L’ogre, l’être imaginaire par excellence, celui par qui le malheur arrive, un être surdimensionné à l’appétit féroce, se nourrissant de chair humaine et affichant un goût marqué pour celle, rose et tendre, des petits enfants. Ainsi, l’histoire de Pierre Péju s’ouvre sur un conte qui ne présage rien de bon.
À l’été 1963, à l’occasion d’un séjour à Kehlstein, un adolescent français, Paul, rencontre une jeune Allemande, Clara. Le séjour est bref, certes, mais l’événement sera marquant dans la vie des deux jeunes.

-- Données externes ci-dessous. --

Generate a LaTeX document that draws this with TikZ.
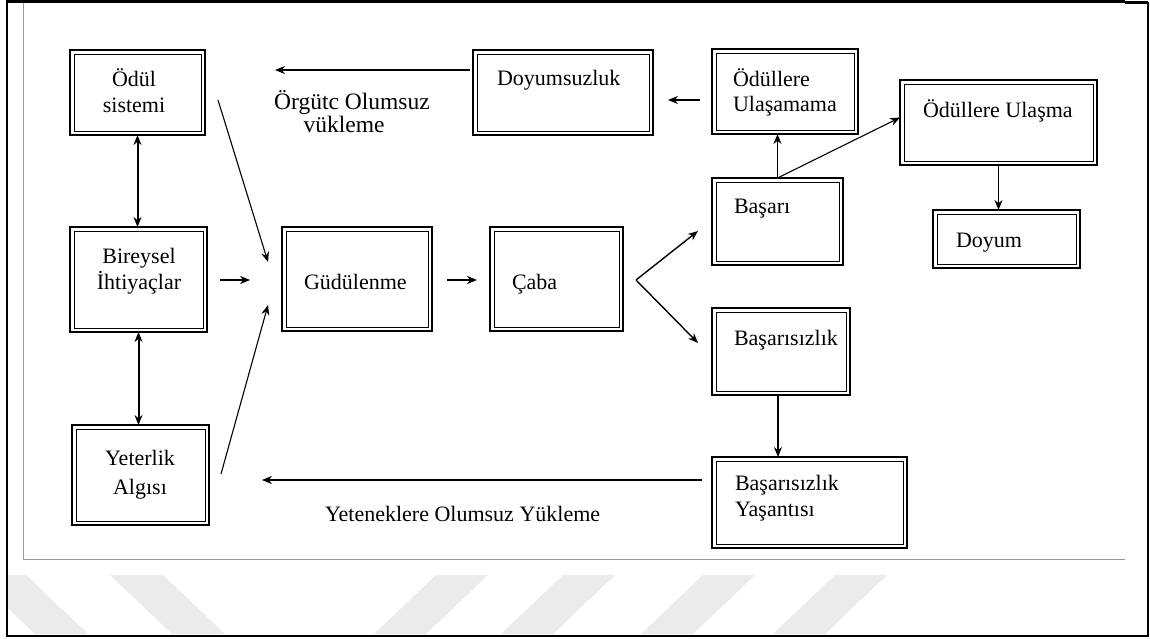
\documentclass[tikz,border=0pt]{standalone}
\usepackage{fontspec}
\setmainfont{Liberation Serif}
\usetikzlibrary{arrows.meta,calc}
\tikzset{
  dbox/.style={draw, line width=1.6pt, inner sep=0pt, outer sep=0pt, anchor=north west,
    path picture={\draw[line width=0.8pt] ([shift={(4pt,4pt)}]path picture bounding box.south west) rectangle ([shift={(-4pt,-4pt)}]path picture bounding box.north east);}},
  txt/.style={inner sep=0pt, outer sep=0pt, font=\fontsize{22}{22}\selectfont, anchor=base west},
  ctxt/.style={txt, anchor=base},
  ltxt/.style={inner sep=0pt, outer sep=0pt, font=\fontsize{23.5}{24}\selectfont, anchor=base},
  arr/.style={line width=1.1pt, -{Stealth[length=10pt,width=8pt]}},
  darr/.style={line width=2pt, {Stealth[length=10pt,width=8pt]}-{Stealth[length=10pt,width=8pt]}},
  stripe/.style={fill=black!8, draw=none},
}
\begin{document}
\begin{tikzpicture}[x=1pt,y=-1pt]
\useasboundingbox (0,0) rectangle (1150,639);
% watermark stripes
\begin{scope}
\clip (8,575) rectangle (1146,635);
\foreach \a in {-27,110} {\fill[stripe] (\a,575) -- (\a+53,575) -- (\a+53+62,634) -- (\a+62,634) -- cycle;}
\foreach \a in {436,563,703,835} {\fill[stripe] (\a,575) -- (\a+52,575) -- (\a+52-62,634) -- (\a-62,634) -- cycle;}
\end{scope}
% frame
\draw[black!40, line width=1pt] (23,0) -- (23,559) -- (1125,559);
\draw[line width=2.6pt] (7,1.5) -- (1125,1.5);
\draw[line width=3pt] (1125,2.5) -- (1148,2.5);
\draw[line width=2.6pt] (7,0) -- (7,636) -- (1148,636) -- (1148,2);

% boxes
\node[dbox, minimum width=135pt, minimum height=85pt] (odul) at (70,50) {};
\node[dbox, minimum width=180pt, minimum height=85pt] (doy) at (473,50) {};
\node[dbox, minimum width=146pt, minimum height=85pt] (ulm) at (712,49) {};
\node[dbox, minimum width=197pt, minimum height=85pt] (ulas) at (900,80) {};
\node[dbox, minimum width=147pt, minimum height=58pt] (doyum) at (933,210) {};
\node[dbox, minimum width=131pt, minimum height=87pt] (bas) at (712,178) {};
\node[dbox, minimum width=137pt, minimum height=105pt] (bir) at (70,227) {};
\node[dbox, minimum width=150pt, minimum height=104pt] (gud) at (282,227) {};
\node[dbox, minimum width=133pt, minimum height=104pt] (caba) at (490,227) {};
\node[dbox, minimum width=138pt, minimum height=87pt] (basz) at (712,308) {};
\node[dbox, minimum width=137pt, minimum height=100pt] (yet) at (72,425) {};
\node[dbox, minimum width=195pt, minimum height=91pt] (yas) at (712,457) {};

% texts
\node[ctxt] (t1a) at (134,87) {Ödül};
\node[ctxt] (t1b) at (134,113) {sistemi};
\node[txt] (t2) at (497,86) {Doyumsuzluk};
\node[txt] (t3a) at (733,87) {Ödüllere};
\node[txt] (t3b) at (733,112) {Ulaşamama};
\node[txt] (t4) at (923,118) {Ödüllere Ulaşma};
\node[txt] (t5) at (956,247) {Doyum};
\node[txt] (t6) at (734,213) {Başarı};
\node[ctxt] (t7a) at (139,263) {Bireysel};
\node[ctxt] (t7b) at (139,289) {İhtiyaçlar};
\node[txt] (t8) at (304,289) {Güdülenme};
\node[txt] (t9) at (512,289) {Çaba};
\node[txt] (t10) at (734,345) {Başarısızlık};
\node[ctxt] (t11a) at (140,465) {Yeterlik};
\node[ctxt] (t11b) at (140,494) {Algısı};
\node[txt] (t12a) at (735,490) {Başarısızlık};
\node[txt] (t12b) at (735,516) {Yaşantısı};
\node[ltxt] (l1a) at (352,110) {Örgütc Olumsuz};
\node[ltxt] (l1b) at (344,133) {vükleme};
\node[txt] (l2) at (325,521) {Yeteneklere Olumsuz Yükleme};

% free ends
\coordinate (c1s) at (470,70);
\coordinate (c1e) at (275,70);
\coordinate (c2s) at (700,100);
\coordinate (c2e) at (668,100);
\coordinate (c8s) at (218,100);
\coordinate (c8e) at (268,262);
\coordinate (c9s) at (220,280);
\coordinate (c9e) at (250,280);
\coordinate (c10s) at (221,474);
\coordinate (c10e) at (268,305);
\coordinate (c11s) at (447,280);
\coordinate (c11e) at (477,280);
\coordinate (c12v) at (636,280);
\coordinate (c12a) at (698,231);
\coordinate (c12b) at (698,343);
\coordinate (c14s) at (702,480);
\coordinate (c14e) at (262,480);

% connectors
\draw[arr] (c1s) -- (c1e);
\draw[arr] (c2s) -- (c2e);
\draw[arr] (bas.north) -- (bas.north |- ulm.south);
\draw[arr] (bas.north) -- ([yshift=5pt]ulas.west);
\draw[arr] (ulas.south) -- (ulas.south |- doyum.north);
\draw[darr] (odul.south) -- (odul.south |- bir.north);
\draw[darr] (bir.south) -- (bir.south |- yet.north);
\draw[arr] (c8s) -- (c8e);
\draw[arr] (c9s) -- (c9e);
\draw[arr] (c10s) -- (c10e);
\draw[arr] (c11s) -- (c11e);
\draw[arr, line width=1.4pt] (c12v) -- (c12a);
\draw[arr, line width=1.4pt] (c12v) -- (c12b);
\draw[arr] ([xshift=-3pt]basz.south) -- ([xshift=-3pt]basz.south |- yas.north);
\draw[arr] (c14s) -- (c14e);
\end{tikzpicture}
\end{document}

Paul ne sort jamais sans ses pages blanches et son crayon ; il ne croque ni visages familiers ni paysages. « Sous la mine de plomb surgissent des visages fantastiques, creusés, échevelés, ou des corps bizarres aux membres comme des branches. » Clara, elle, serre constamment sa caméra contre elle. « Ma caméra me suit partout […]. Elle voit ce que mes yeux ne voient pas. » Voilà deux enfants d’après-guerre qui se croiseront tout au long de leur vie, deux destins qui prolongeront ceux de la génération de leurs parents, durablement marqués par la guerre.
Pierre Péju nous raconte avec finesse et sensibilité une autre tourmente, celle de deux artistes en quête de sens face à l’irréparable, deux êtres marqués par les cicatrices d’un autre temps et qui tentent de se dépêtrer d’un passé encore trop présent afin d’éviter le retour du même. Jusqu’au terme de leur vie, la sculpture et la photographie demeureront pour Paul et Clara une tentative de partage, comme tous les arts : lui statufie à grands coups dans la pierre et le métal la douleur innommable alors qu’elle immortalise sur papier glacé les visages qu’elle traque dans le viseur de sa caméra, ces visages qui montrent la peur, la souffrance devant une mort imminente.
Une fin magnifique vient clore cette histoire de guerre, de trahison et d’amour.